So, this was my first real attempt at homemade pizza and I must say, it was a serious success. The flavors in this recipe were delicious together — those folks at Cooking Light know what they are doing. There were a lot of firsts for me in this recipe. First, chicken sausage. What in the world is that? Ask you butcher at — where else — Publix. It looks just like italian sausage, just ten times healthier. There was virtually no fat as they browned in the skillet. While I’m talking about the sausage, you can break it into a lot smaller pieces in the skillet, Frank just likes them in bigger chunks. It lots a little weird in these large chunks, but just go with it.
Second ‘first’ — fennel.
I bought a fennel bulb and had to Google it because I had no idea how to chop it or what to do with it. Found this very informative video on the internet (what did we do before the internet, seriously?) on chopping fennel. It’s a breeze, don’t worry.

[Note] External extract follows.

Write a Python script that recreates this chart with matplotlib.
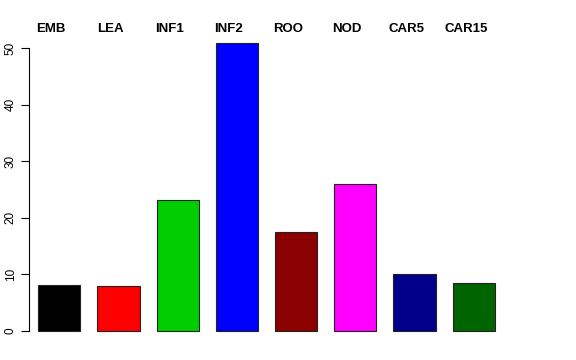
import matplotlib
matplotlib.use("Agg")
import matplotlib.pyplot as plt

# tissue samples and bar heights
SAMPLES = ["EMB", "LEA", "INF1", "INF2", "ROO", "NOD", "CAR5", "CAR15"]
VALUES = [8.2, 8.0, 23.1, 50.9, 17.5, 25.9, 10.1, 8.5]
COLORS = ["black", "red", "#00CD00", "blue", "#8B0000", "magenta", "#00008B", "#006400"]
YTICKS = [0, 10, 20, 30, 40, 50]

plt.rcParams["font.family"] = ["Liberation Sans", "DejaVu Sans"]

W, H = 576, 360
fig = plt.figure(figsize=(W / 100, H / 100), dpi=100)

# plot region in pixels: left edge 29, right 547, top 20, bottom 345
px_l, px_r, px_t, px_b = 29, 547, 20, 345
ax = fig.add_axes([px_l / W, 1 - px_b / H, (px_r - px_l) / W, (px_b - px_t) / H])

pitch = 59.2        # px between bar centres
x0 = 59.3           # px of first bar centre
yscale = 5.66       # px per data unit
y0 = 331            # px of y = 0

ax.set_xlim((px_l - x0) / pitch, (px_r - x0) / pitch)
ax.set_ylim(-(px_b - y0) / yscale, (y0 - px_t) / yscale)

xs = list(range(len(SAMPLES)))
ax.bar(xs, VALUES, width=0.71, color=COLORS, edgecolor="#222222", linewidth=0.8)

label_y = (y0 - 29) / yscale
for x, name in zip(xs, SAMPLES):
    ax.text(x - 0.135, label_y, name, ha="center", va="center",
            fontsize=9.5, fontweight="bold")

for side in ("top", "right", "bottom"):
    ax.spines[side].set_visible(False)
ax.spines["left"].set_bounds(0, 50)
ax.spines["left"].set_linewidth(0.8)
ax.set_xticks([])
ax.set_yticks(YTICKS)
ax.set_yticklabels([str(t) for t in YTICKS], rotation=90, va="center", fontsize=8.5)
ax.tick_params(axis="y", length=5.8, width=0.8, pad=3)

fig.savefig("out.png", dpi=100)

Third ‘first’ — fresh pizza dough. I had heard that Publix (am I obsessed?) makes incredible fresh pizza dough and I heard right, it was really good. You can find it in their bakery section, in a small refridgerated case.
Fourth ‘first’ — pizza itself.
But it turned out fabulously, please you MUST try this, I promise you’ll love it. Serve with a salad of greens, tomato and red wine vinegar. Let me know!
Pizza with Chicken Sausage, Fennel and Sweet Onion
- 1 package of chicken sausages, chopped
- 2 teaspoons olive oil
- 1 1/2 cups vertically sliced sweet onion
- 1 cub thinly sliced fennel (watch the video, I promise)
- 1/4 teaspoon salt
- fresh pizza dough
- 3/4 cup of Gouda cheese, shredded (I bought a wheel of Gouda and shredded myself)
- 1 tablespoon chopped chives (from my herb garden!)
Preheat oven according to the pizza dough label instructions, probably 450. Heat a large skillet over medium-high heat. Brown sausage until cooked. Remove from pan. Add oil to pan and saute the onion and fennel with the salt, covered for 10 minutes or so, until tender and lightly browned.
In the meantime, place the dough on a lightly floured countertop. Sprinkle about half a handful of flour on top of the doughball and roll it out with a rolling pin to desired thickness.
Move dough to nonstick cookie sheet. Put the onion/fennel mixture on the pizza, then the gouda, then the cooked sausage.
Bake for about 12 minutes or until crispy. Sprinkle evenly with chopped chives and serve!